Some authors have pointed out the positive effects of downscaling the source-gate distance ( $L_\ensuremath {\mathrm {SG}}$) on the transconductance [386,388]. Based on the structure described above, four more devices are introduced, which share the same geometry except for the source-gate distance: one device with a source-gate distance 0.2 $\mu$m longer than the nominal value ( $L_\ensuremath {\mathrm {SG}}$+0.2 $\mu$m), and three devices with source-gate distances 0.2$-$0.6 $\mu$m shorter than the nominal value ( $L_\ensuremath{\mathrm{SG}}-0.2/0.4/0.6$ $\mu$m). In agreement with previous works, decreasing the source-gate distance results in a higher peak transconductance (Fig. 5.29). Also with shorter distance a flatter peak is achieved. These improvements are, however, at the cost of a transconductance collapse at lower $V_\ensuremath {\mathrm {GS}}$. In order to find the source of this effect the impact of the carrier velocity and concentration is studied separately as in (5.1).

Figure 5.29: Transconductance g $_\ensuremath {\mathrm {m}}$ versus gate voltage $V_\ensuremath {\mathrm {GS}}$ for five devices with different source-gate length ( $V_\ensuremath {\mathrm {DS}}$=7 V).

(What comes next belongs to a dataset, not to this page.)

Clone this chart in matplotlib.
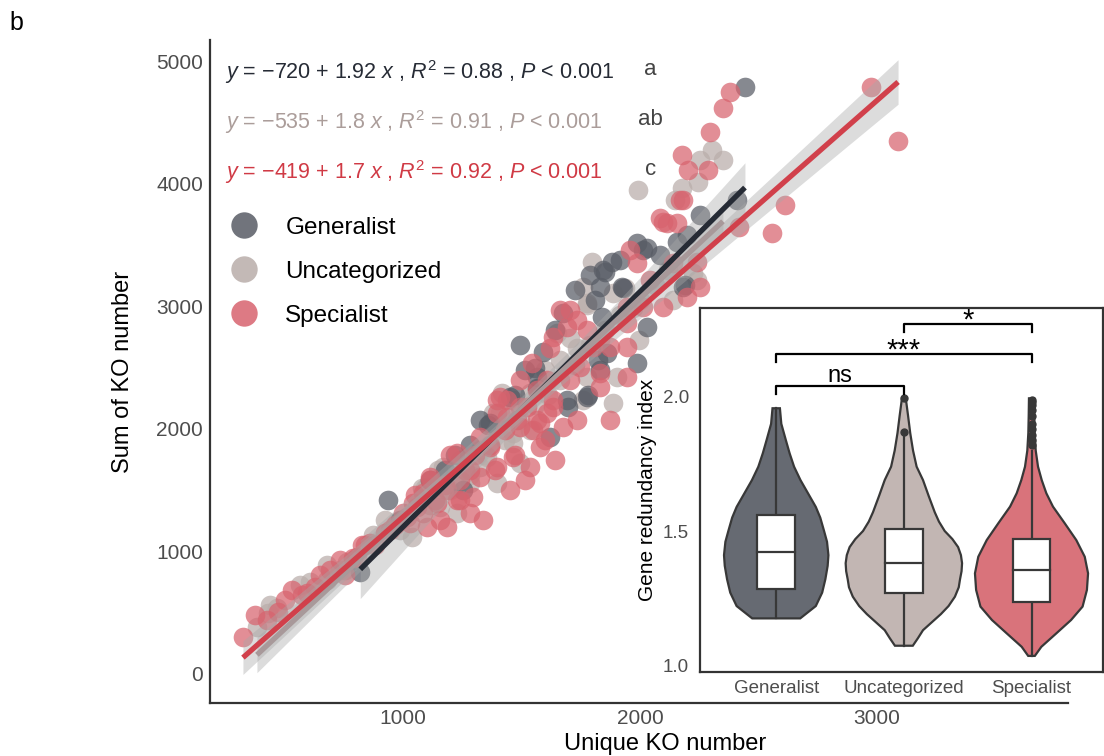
import numpy as np
import matplotlib
matplotlib.use("Agg")
import matplotlib.pyplot as plt
from matplotlib.lines import Line2D

plt.rcParams['font.family'] = ['Liberation Sans', 'DejaVu Sans']
plt.rcParams['mathtext.fontset'] = 'custom'
plt.rcParams['mathtext.rm'] = 'Liberation Sans'
plt.rcParams['mathtext.it'] = 'Liberation Sans:italic'
plt.rcParams['mathtext.bf'] = 'Liberation Sans:bold'

# ---------------- data ----------------
groups = ['Generalist', 'Uncategorized', 'Specialist']

gen_x = [937, 2443, 2409, 1844, 1831, 1810, 1675, 1566, 1692, 1831, 2030, 1988, 2182, 1861,
         1777, 1620, 1367, 2013, 1928, 1840, 1591, 1557, 1823, 1781, 1696, 1359, 1988, 2030,
         1882, 1853, 1924, 2156, 2198, 2190, 1566, 986, 1253, 1452, 1220, 1494, 820,
         1283, 1325, 1473, 1515, 1642, 1726, 1789, 1916, 2084, 2253, 1114, 1177]
gen_y = [1420, 4791, 3869, 3298, 3159, 3053, 2947, 2424, 2236, 2481, 2832, 2538, 3159, 2620,
         2261, 1934, 2049, 3461, 3151, 2914, 2628, 2498, 2563, 2277, 2179, 2032, 3518, 3477,
         3363, 3281, 3159, 3526, 3583, 3175, 2334, 1257, 1502, 2261, 1787, 2685, 830,
         1869, 2073, 2277, 2481, 2808, 3134, 3257, 3379, 3420, 3747, 1583, 1665]

unc_x = [384, 431, 469, 680, 680, 789, 874, 1038, 1080, 975, 764, 1148, 1093, 1992, 2304,
         2350, 2253, 2245, 2177, 2148, 1798, 1760, 1937, 2139, 2241, 1777, 1886, 2224, 1971,
         1777, 1903, 1578, 1464, 1464, 1355, 1169, 1283, 1998, 1777, 1650, 1705, 1734, 1663,
         1418, 1760, 1886, 1380, 1536, 1410, 1464, 1494, 1397, 1325, 1241, 1102, 1156, 1228,
         566, 734, 924, 1220, 1325, 1536, 1831, 1599,
         439, 608, 756, 988, 1114, 1199, 1283, 1346, 1431, 1494, 1557, 1612, 1663, 1726, 1789,
         1853, 1916, 2000, 2063, 2118]
unc_y = [383, 498, 539, 890, 767, 930, 1134, 1118, 1518, 1240, 914, 1665, 1518, 3951, 4277,
         4195, 4195, 4016, 3967, 3869, 3363, 3159, 3151, 3053, 3216, 3028, 3110, 3273, 2987,
         2424, 2424, 2343, 2236, 1885, 1771, 1690, 1559, 2726, 3012, 2783, 2742, 2661, 2563,
         2294, 2236, 2212, 2130, 2294, 2130, 1967, 1722, 1559, 1690, 1747, 1526, 1363, 1314,
         726, 849, 1257, 1543, 1828, 1992, 2726, 2481,
         563, 751, 849, 1175, 1379, 1502, 1624, 1788, 1910, 2073, 2196, 2277, 2400, 2522, 2685,
         2808, 2930, 3053, 3175, 3298]

spe_x = [325, 426, 473, 532, 574, 629, 827, 789, 924, 1000, 1059, 1102, 595, 806, 861, 1114,
         1156, 1199, 1410, 1494, 1566, 1633, 1228, 1325, 1114, 1085, 1042, 1017, 1283, 1536,
         1578, 1452, 1338, 1186, 1663, 1692, 1633, 1620, 1545, 1494, 1439, 1397, 1481, 1578,
         1675, 1705, 1831, 1945, 1945, 1945, 1777, 1802, 1633, 2114, 2156, 2085, 2182, 2042,
         1988, 1958, 2139, 2241, 2253, 2198, 2097, 2013, 1945, 1705, 2380, 2350, 2296, 2177,
         2203, 2287, 2169, 2097, 2612, 2557, 2418, 2975, 3089,
         692, 756, 882, 966, 1051, 1135, 1177, 1262, 1304, 1367, 1431, 1241, 1388, 1473, 1599,
         1641, 1515,
         1397, 1439, 1494, 1549, 1608, 1367, 1283, 1241, 1186, 1144, 1085, 1030, 1325, 1397,
         1464, 1296, 1228, 1734, 1874, 1747, 1608, 1566, 1523, 1734, 1874, 1831,
         376, 502, 650, 734, 840, 945]
spe_y = [302, 441, 506, 685, 645, 710, 1053, 947, 1151, 1314, 1363, 1200, 661, 955, 1069, 1583,
         1257, 1787, 2261, 2179, 2073, 2179, 1804, 1934, 1608, 1477, 1396, 1281, 1314, 1690,
         1853, 1502, 1257, 1200, 2971, 2832, 2751, 2661, 2538, 2400, 2236, 2130, 2073, 2049,
         2016, 2400, 2343, 2424, 2669, 2865, 2808, 2669, 2236, 3681, 3681, 3722, 3869, 3216,
         3355, 3461, 3355, 3363, 3159, 3077, 2996, 2996, 2996, 2971, 4751, 4620, 4424, 4236,
         4114, 4114, 3869, 3689, 3828, 3600, 3649, 4791, 4351,
         849, 808, 1053, 1216, 1461, 1420, 1543, 1665, 1788, 1869, 1992, 1420, 1665, 1788, 1910,
         1747, 1583,
         2236, 2098, 2016, 1992, 2130, 1853, 1665, 1583, 1502, 1396, 1314, 1232, 1608, 1690,
         1771, 1445, 1420, 2889, 2669, 2506, 2400, 2318, 2179, 2073, 2073, 2457,
         481, 604, 808, 930, 1053, 1175]

intercepts = [-720, -535, -419]
slopes = [1.92, 1.8, 1.7]
r2_values = [0.88, 0.91, 0.92]
p_text = ['< 0.001', '< 0.001', '< 0.001']
sig_letters = ['a', 'ab', 'c']

# violin outlines (value, half-width)
vio_vals = [
    [1.174, 1.22, 1.27, 1.32, 1.37, 1.41, 1.46, 1.50, 1.55, 1.59, 1.64, 1.69, 1.74, 1.79, 1.84, 1.90, 1.958],
    [1.072, 1.10, 1.13, 1.16, 1.19, 1.22, 1.255, 1.29, 1.32, 1.35, 1.38, 1.41, 1.44, 1.47, 1.50, 1.535,
     1.57, 1.63, 1.69, 1.74, 1.80, 1.865, 1.93, 1.995],
    [1.034, 1.068, 1.118, 1.168, 1.218, 1.28, 1.342, 1.404, 1.466, 1.529, 1.591, 1.641, 1.69, 1.74,
     1.80, 1.865, 1.93, 1.995],
]
vio_hw = [
    [0.188, 0.31, 0.36, 0.385, 0.403, 0.409, 0.398, 0.375, 0.345, 0.31, 0.25, 0.19, 0.14, 0.105, 0.075, 0.04, 0.029],
    [0.07, 0.11, 0.15, 0.22, 0.29, 0.35, 0.40, 0.43, 0.44, 0.452, 0.456, 0.447, 0.425, 0.38, 0.32, 0.275,
     0.242, 0.195, 0.15, 0.10, 0.072, 0.05, 0.033, 0.015],
    [0.026, 0.077, 0.194, 0.31, 0.40, 0.434, 0.443, 0.417, 0.351, 0.26, 0.168, 0.116, 0.08, 0.051,
     0.033, 0.025, 0.022, 0.02],
]
box_q1 = [1.284, 1.268, 1.236]
box_med = [1.423, 1.379, 1.354]
box_q3 = [1.560, 1.506, 1.469]
whisk_lo = [1.174, 1.072, 1.034]
whisk_hi = [1.958, 1.86, 1.80]
outliers = [[], [1.87, 1.995], [1.82, 1.84, 1.86, 1.88, 1.90, 1.93, 1.95, 1.97, 1.98, 1.99]]

comparisons = [(0, 1, 'ns', 2.041), (0, 2, '***', 2.159), (1, 2, '*', 2.272)]

# ---------------- styles ----------------
pt_colors = ['#585c65', '#b9adaa', '#d8636e']
line_colors = ['#262b35', '#a8999a', '#d1404b']
text_colors = ['#262b35', '#ab9d9a', '#d03a45']
vio_colors = ['#666a72', '#c2b6b3', '#d9737b']
edge = '#383838'

fig = plt.figure(figsize=(11.04, 7.56), dpi=100)
ax = fig.add_axes([210/1104, 53/756, 858/1104, 663/756])

xs = [np.array(gen_x, float), np.array(unc_x, float), np.array(spe_x, float)]
ys = [np.array(gen_y, float), np.array(unc_y, float), np.array(spe_y, float)]

for i in [1, 0, 2]:
    ax.scatter(xs[i], ys[i], s=200, color=pt_colors[i], alpha=0.72, linewidths=0, zorder=2)

for i in range(3):
    x, y = xs[i], ys[i]
    a, b = intercepts[i], slopes[i]
    n = len(x)
    resid = y - (a + b * x)
    s2 = np.sum(resid ** 2) / (n - 2)
    xbar = x.mean()
    sxx = np.sum((x - xbar) ** 2)
    xg = np.linspace(x.min(), x.max(), 200)
    fit = a + b * xg
    se = np.sqrt(s2 * (1 / n + (xg - xbar) ** 2 / sxx))
    ax.fill_between(xg, fit - 1.96 * se, fit + 1.96 * se, color='#a8a8a8', alpha=0.4,
                    linewidth=0, zorder=3)
    ax.plot(xg, fit, color=line_colors[i], lw=3.8, zorder=4, solid_capstyle='butt')

ax.set_xlim(186, 3806)
ax.set_ylim(-237, 5175)
ax.set_xticks([1000, 2000, 3000])
ax.set_yticks([0, 1000, 2000, 3000, 4000, 5000])
ax.tick_params(length=0, labelsize=15, labelcolor='#4d4d4d')
ax.tick_params(axis='y', pad=5)
ax.tick_params(axis='x', pad=4)
for s in ['top', 'right']:
    ax.spines[s].set_visible(False)
for s in ['left', 'bottom']:
    ax.spines[s].set_linewidth(1.6)
    ax.spines[s].set_color('#333333')
ax.set_xlabel('Unique KO number', fontsize=17)
ax.set_ylabel('Sum of KO number', fontsize=17)
ax.xaxis.set_label_coords(0.53, -0.045)
ax.yaxis.set_label_coords(-0.0886, 0.5)

# equations
eq_y = [0.952, 0.876, 0.801]
for i in range(3):
    txt = (r'$y$ = $-$%d + %s $x$ , $R^2$ = %.2f , $P$ %s'
           % (abs(intercepts[i]), ('%g' % slopes[i]), r2_values[i], p_text[i]))
    ax.text(0.0175, eq_y[i], txt, transform=ax.transAxes, fontsize=15.5,
            color=text_colors[i], va='center', ha='left')
    ax.text(0.513, eq_y[i] + 0.004, sig_letters[i], transform=ax.transAxes, fontsize=16,
            color='#444444', va='center', ha='center')

handles = [Line2D([], [], marker='o', ls='', markersize=19, color=pt_colors[i], alpha=0.85,
                  markeredgewidth=0) for i in range(3)]
ax.legend(handles, groups, loc='upper left', bbox_to_anchor=(0.0, 0.748), frameon=False,
          fontsize=17.5, labelspacing=0.9, handletextpad=0.7, borderaxespad=0)

fig.text(0.009, 0.97, 'b', fontsize=18, va='center')

# ---------------- inset ----------------
ins = fig.add_axes([700/1104, 84/756, 403/1104, 364/756])
ins.set_facecolor('white')
for i in range(3):
    v = np.array(vio_vals[i])
    hw = np.array(vio_hw[i])
    px = np.concatenate([i - hw, (i + hw)[::-1]])
    py = np.concatenate([v, v[::-1]])
    ins.fill(px, py, facecolor=vio_colors[i], edgecolor=edge, lw=1.6, zorder=2)
    ins.plot([i, i], [whisk_lo[i], box_q1[i]], color=edge, lw=1.6, zorder=3)
    ins.plot([i, i], [box_q3[i], whisk_hi[i]], color=edge, lw=1.6, zorder=3)
    if outliers[i]:
        ins.plot([i] * len(outliers[i]), outliers[i], 'o', color=edge, markersize=5, zorder=3)
    bw = 0.147
    ins.fill([i - bw, i + bw, i + bw, i - bw], [box_q1[i], box_q1[i], box_q3[i], box_q3[i]],
             facecolor='white', edgecolor=edge, lw=1.6, zorder=4)
    ins.plot([i - bw, i + bw], [box_med[i], box_med[i]], color=edge, lw=1.6, zorder=5)

for a_, b_, lab, yb in comparisons:
    ins.plot([a_, a_, b_, b_], [yb - 0.03, yb, yb, yb - 0.03], color='black', lw=1.6, zorder=5)
    if lab == 'ns':
        ins.text((a_ + b_) / 2, yb + 0.016, lab, ha='center', va='baseline', fontsize=17, zorder=5)
    else:
        ins.text((a_ + b_) / 2, yb - 0.015, lab, ha='center', va='baseline', fontsize=21, zorder=5)

ins.set_xlim(-0.597, 2.56)
ins.set_ylim(0.974, 2.332)
ins.set_xticks([0, 1, 2])
ins.set_xticklabels(groups)
ins.set_yticks([1.0, 1.5, 2.0])
ins.tick_params(length=0, labelsize=13.5, labelcolor='#4d4d4d')
ins.tick_params(axis='y', pad=8)
ins.tick_params(axis='x', pad=6)
for s in ins.spines.values():
    s.set_linewidth(1.6)
    s.set_color('#333333')
ins.set_ylabel('Gene redundancy index', fontsize=15)

fig.savefig('out.png', dpi=100)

The simulations show that the change of carrier concentration $\Delta n/\Delta V_\ensuremath{\mathrm{GS}}$ is roughly equal for devices with shorter $L_\ensuremath {\mathrm {SG}}$, thus the different transconductance characteristics are due to the different change of the electron velocity with gate bias $\Delta v/\Delta V_\ensuremath{\mathrm{GS}}$. Fig. 5.30 shows the velocity change in the real device (nominal $L_\ensuremath {\mathrm {SG}}$) and a device with a $L_\ensuremath {\mathrm {SG}}$ 0.6 $\mu$m shorter for two gate voltages $V_\ensuremath {\mathrm {GS}}$$=-1$ V and $V_\ensuremath {\mathrm {GS}}$$=1$ V. The former corresponds to the peak $g_\ensuremath {\mathrm {m}}$, in which the transconductance of the shorter device is higher. The reason is the higher $\Delta v$ in the source-gate region of the smaller device due to the considerably higher electric field. In the second point ( $V_\ensuremath {\mathrm {GS}}$=1 V) $\Delta v$ in the shorter device is lower overall, causing the lower $g_\ensuremath {\mathrm {m}}$. It must be noted that $\Delta v$ is lower not only in the source-gate region due to reaching the maximum velocity earlier, but also in the region under the gate. There the electric field decreases more rapidly in the shorter structure, which results in the lower value of $\Delta v$.

Figure 5.30: Change of electron velocity $\Delta v$ along the channel at $V_\ensuremath {\mathrm {GS}}$ -1 V and 1 V for two devices with different $L_\ensuremath {\mathrm {SG}}$.

These results show that the transconductance can be extensively tailored by appropriate scaling of the source-gate distance. However, down-scaling of $L_\ensuremath {\mathrm {SG}}$ is limited by breakdown effects. Contrary to other studies, here the introduction of a channel implantation or a n$^{++}$ cap layer is not supported, as the higher donor concentration deteriorates the electron mobility. Last, it is shown that with a carefully calibrated setup various effects can be successfully explored.